» Work to do:
Only the lines from the start of the data through the line with "const ySolid = [4100,4200];" belong in the copy. Restate them word for word, minus the pictures.

» Source material:

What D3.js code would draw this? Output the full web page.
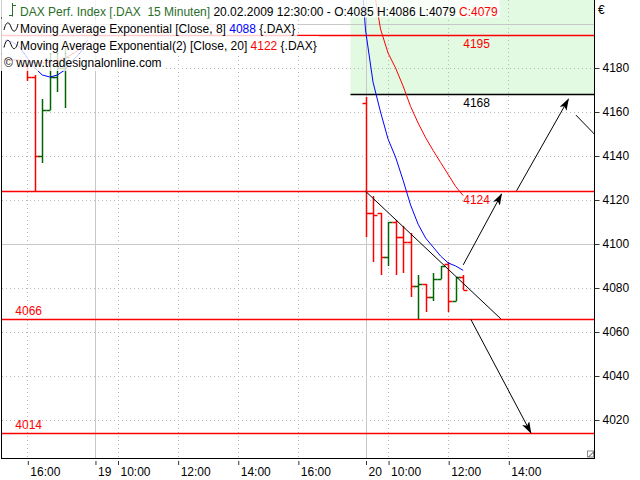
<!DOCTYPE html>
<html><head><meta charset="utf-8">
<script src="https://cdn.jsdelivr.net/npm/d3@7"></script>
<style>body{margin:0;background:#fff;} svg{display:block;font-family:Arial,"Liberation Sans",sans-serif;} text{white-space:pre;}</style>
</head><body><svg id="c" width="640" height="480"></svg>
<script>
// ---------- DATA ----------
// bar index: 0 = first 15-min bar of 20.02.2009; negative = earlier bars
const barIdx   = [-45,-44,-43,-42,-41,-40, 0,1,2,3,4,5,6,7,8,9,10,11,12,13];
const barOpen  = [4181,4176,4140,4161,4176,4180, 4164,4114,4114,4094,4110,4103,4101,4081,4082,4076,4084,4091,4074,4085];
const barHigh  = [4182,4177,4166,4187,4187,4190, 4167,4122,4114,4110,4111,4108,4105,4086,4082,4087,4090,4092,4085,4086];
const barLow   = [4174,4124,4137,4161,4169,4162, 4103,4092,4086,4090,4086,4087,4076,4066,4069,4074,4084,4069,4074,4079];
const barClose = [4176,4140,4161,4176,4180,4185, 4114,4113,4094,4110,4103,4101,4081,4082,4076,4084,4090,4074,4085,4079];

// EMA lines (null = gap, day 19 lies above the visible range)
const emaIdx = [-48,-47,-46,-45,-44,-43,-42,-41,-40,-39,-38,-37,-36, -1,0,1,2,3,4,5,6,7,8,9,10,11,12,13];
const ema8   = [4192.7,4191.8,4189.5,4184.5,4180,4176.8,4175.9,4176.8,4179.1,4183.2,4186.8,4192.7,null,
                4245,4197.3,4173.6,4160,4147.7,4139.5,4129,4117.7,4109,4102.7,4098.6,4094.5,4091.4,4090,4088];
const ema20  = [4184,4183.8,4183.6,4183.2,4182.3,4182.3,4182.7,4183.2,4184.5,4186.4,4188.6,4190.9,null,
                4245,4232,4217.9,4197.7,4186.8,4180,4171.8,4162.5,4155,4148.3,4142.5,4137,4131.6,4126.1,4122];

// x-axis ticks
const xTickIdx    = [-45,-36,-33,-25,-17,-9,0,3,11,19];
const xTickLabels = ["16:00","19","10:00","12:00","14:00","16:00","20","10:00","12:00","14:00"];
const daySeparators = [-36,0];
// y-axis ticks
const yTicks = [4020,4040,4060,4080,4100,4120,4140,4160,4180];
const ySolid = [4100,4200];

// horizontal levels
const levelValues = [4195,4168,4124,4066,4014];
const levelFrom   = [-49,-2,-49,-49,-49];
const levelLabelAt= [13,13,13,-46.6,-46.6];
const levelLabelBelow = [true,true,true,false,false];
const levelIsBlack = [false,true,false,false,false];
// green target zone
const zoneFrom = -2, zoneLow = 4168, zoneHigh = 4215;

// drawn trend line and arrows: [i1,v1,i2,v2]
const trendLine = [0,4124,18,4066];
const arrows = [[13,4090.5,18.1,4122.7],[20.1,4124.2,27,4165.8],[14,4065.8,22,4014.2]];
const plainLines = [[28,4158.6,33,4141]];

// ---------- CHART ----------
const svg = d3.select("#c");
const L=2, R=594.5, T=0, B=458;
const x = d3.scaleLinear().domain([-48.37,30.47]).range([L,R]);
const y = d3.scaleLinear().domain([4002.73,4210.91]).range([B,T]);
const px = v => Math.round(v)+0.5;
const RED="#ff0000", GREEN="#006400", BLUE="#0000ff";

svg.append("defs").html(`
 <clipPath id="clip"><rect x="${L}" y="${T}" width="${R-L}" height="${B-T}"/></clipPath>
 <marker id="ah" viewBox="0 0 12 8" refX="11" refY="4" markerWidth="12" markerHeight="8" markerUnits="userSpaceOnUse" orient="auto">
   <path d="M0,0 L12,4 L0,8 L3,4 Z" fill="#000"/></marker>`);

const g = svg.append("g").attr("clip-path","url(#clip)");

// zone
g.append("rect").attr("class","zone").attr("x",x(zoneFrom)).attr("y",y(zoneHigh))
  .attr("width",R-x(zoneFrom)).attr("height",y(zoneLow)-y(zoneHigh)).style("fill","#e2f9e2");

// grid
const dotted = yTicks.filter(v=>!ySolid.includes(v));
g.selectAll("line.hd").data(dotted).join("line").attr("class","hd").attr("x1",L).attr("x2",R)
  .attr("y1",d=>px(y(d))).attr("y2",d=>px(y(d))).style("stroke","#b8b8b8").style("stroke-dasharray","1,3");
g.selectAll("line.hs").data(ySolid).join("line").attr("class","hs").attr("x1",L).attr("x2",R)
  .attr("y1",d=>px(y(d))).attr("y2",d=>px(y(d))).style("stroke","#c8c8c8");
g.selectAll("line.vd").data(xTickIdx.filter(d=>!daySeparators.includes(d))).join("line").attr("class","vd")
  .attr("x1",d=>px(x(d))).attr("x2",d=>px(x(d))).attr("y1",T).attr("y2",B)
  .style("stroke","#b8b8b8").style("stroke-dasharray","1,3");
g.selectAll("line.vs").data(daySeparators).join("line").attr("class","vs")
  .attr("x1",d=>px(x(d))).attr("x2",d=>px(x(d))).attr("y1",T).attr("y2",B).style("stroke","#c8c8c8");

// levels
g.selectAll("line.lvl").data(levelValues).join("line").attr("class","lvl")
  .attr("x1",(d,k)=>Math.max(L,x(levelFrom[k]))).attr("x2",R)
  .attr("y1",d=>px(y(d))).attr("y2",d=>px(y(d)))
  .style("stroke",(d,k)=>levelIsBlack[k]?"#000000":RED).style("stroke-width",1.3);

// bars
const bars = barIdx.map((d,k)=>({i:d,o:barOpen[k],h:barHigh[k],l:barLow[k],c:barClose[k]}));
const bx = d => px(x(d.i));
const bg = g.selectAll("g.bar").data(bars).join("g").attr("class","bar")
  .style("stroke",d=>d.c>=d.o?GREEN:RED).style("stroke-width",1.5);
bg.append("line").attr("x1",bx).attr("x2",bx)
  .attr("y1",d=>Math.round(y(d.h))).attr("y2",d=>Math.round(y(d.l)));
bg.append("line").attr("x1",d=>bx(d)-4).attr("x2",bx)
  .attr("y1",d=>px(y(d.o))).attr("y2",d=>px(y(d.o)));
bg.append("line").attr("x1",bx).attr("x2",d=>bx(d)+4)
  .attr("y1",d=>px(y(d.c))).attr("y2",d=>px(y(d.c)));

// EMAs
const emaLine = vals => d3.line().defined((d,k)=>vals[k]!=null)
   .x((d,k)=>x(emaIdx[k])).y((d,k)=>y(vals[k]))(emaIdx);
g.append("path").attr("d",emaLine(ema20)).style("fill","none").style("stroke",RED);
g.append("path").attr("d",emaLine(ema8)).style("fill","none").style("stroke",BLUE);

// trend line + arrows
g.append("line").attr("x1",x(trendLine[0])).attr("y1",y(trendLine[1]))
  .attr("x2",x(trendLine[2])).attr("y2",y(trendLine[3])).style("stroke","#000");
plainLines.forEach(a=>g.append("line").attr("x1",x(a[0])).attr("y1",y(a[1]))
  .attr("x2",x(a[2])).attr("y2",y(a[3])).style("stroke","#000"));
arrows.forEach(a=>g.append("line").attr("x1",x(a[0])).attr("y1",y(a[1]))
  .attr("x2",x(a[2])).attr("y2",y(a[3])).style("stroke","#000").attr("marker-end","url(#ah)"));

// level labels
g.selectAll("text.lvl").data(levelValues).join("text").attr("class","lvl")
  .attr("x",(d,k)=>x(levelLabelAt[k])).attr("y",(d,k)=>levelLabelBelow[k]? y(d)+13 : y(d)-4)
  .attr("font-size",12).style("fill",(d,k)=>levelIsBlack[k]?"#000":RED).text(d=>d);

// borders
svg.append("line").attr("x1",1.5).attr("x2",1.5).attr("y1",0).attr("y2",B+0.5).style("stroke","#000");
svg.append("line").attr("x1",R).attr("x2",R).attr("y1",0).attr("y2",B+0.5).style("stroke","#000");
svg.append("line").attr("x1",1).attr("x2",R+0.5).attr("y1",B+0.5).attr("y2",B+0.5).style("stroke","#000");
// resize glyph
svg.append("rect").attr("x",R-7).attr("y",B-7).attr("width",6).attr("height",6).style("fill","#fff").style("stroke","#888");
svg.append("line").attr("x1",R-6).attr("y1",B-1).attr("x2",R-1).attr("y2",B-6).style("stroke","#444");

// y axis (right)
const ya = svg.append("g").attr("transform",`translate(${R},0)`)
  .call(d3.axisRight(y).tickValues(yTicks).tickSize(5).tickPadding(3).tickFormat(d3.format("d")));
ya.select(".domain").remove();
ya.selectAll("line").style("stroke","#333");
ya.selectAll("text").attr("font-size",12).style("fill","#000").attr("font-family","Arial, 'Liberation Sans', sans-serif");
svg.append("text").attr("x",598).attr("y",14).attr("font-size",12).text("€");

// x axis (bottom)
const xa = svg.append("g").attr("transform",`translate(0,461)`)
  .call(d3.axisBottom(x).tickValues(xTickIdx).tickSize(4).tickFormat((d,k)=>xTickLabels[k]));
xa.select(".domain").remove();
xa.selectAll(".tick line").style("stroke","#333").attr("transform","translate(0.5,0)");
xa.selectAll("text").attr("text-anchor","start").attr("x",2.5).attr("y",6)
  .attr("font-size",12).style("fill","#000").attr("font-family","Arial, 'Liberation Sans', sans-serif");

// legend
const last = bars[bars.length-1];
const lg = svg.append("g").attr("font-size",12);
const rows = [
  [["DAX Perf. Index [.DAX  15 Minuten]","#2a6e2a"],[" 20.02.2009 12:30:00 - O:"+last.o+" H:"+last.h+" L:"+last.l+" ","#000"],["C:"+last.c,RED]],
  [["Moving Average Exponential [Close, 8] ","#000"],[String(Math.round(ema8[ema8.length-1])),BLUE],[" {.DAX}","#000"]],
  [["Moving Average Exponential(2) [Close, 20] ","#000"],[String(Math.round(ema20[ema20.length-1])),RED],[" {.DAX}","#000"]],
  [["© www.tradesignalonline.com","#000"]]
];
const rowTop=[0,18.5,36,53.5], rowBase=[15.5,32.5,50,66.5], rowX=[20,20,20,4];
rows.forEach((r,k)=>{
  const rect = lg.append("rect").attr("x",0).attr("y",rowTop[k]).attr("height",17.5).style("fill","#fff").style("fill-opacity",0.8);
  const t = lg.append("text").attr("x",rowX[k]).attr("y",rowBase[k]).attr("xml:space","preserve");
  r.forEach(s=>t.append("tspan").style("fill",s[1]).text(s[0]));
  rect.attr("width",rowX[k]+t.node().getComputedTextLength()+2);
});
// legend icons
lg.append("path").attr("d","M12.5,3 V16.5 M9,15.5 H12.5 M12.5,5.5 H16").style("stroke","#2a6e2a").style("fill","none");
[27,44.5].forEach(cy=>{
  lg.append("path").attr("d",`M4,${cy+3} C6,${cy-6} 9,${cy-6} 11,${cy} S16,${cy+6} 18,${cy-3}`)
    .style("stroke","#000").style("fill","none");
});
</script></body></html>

» Task solution:
What D3.js code would draw this? Output the full web page.
<!DOCTYPE html>
<html><head><meta charset="utf-8">
<script src="https://cdn.jsdelivr.net/npm/d3@7"></script>
<style>body{margin:0;background:#fff;} svg{display:block;font-family:Arial,"Liberation Sans",sans-serif;} text{white-space:pre;}</style>
</head><body><svg id="c" width="640" height="480"></svg>
<script>
// ---------- DATA ----------
// bar index: 0 = first 15-min bar of 20.02.2009; negative = earlier bars
const barIdx   = [-45,-44,-43,-42,-41,-40, 0,1,2,3,4,5,6,7,8,9,10,11,12,13];
const barOpen  = [4181,4176,4140,4161,4176,4180, 4164,4114,4114,4094,4110,4103,4101,4081,4082,4076,4084,4091,4074,4085];
const barHigh  = [4182,4177,4166,4187,4187,4190, 4167,4122,4114,4110,4111,4108,4105,4086,4082,4087,4090,4092,4085,4086];
const barLow   = [4174,4124,4137,4161,4169,4162, 4103,4092,4086,4090,4086,4087,4076,4066,4069,4074,4084,4069,4074,4079];
const barClose = [4176,4140,4161,4176,4180,4185, 4114,4113,4094,4110,4103,4101,4081,4082,4076,4084,4090,4074,4085,4079];

// EMA lines (null = gap, day 19 lies above the visible range)
const emaIdx = [-48,-47,-46,-45,-44,-43,-42,-41,-40,-39,-38,-37,-36, -1,0,1,2,3,4,5,6,7,8,9,10,11,12,13];
const ema8   = [4192.7,4191.8,4189.5,4184.5,4180,4176.8,4175.9,4176.8,4179.1,4183.2,4186.8,4192.7,null,
                4245,4197.3,4173.6,4160,4147.7,4139.5,4129,4117.7,4109,4102.7,4098.6,4094.5,4091.4,4090,4088];
const ema20  = [4184,4183.8,4183.6,4183.2,4182.3,4182.3,4182.7,4183.2,4184.5,4186.4,4188.6,4190.9,null,
                4245,4232,4217.9,4197.7,4186.8,4180,4171.8,4162.5,4155,4148.3,4142.5,4137,4131.6,4126.1,4122];

// x-axis ticks
const xTickIdx    = [-45,-36,-33,-25,-17,-9,0,3,11,19];
const xTickLabels = ["16:00","19","10:00","12:00","14:00","16:00","20","10:00","12:00","14:00"];
const daySeparators = [-36,0];
// y-axis ticks
const yTicks = [4020,4040,4060,4080,4100,4120,4140,4160,4180];
const ySolid = [4100,4200];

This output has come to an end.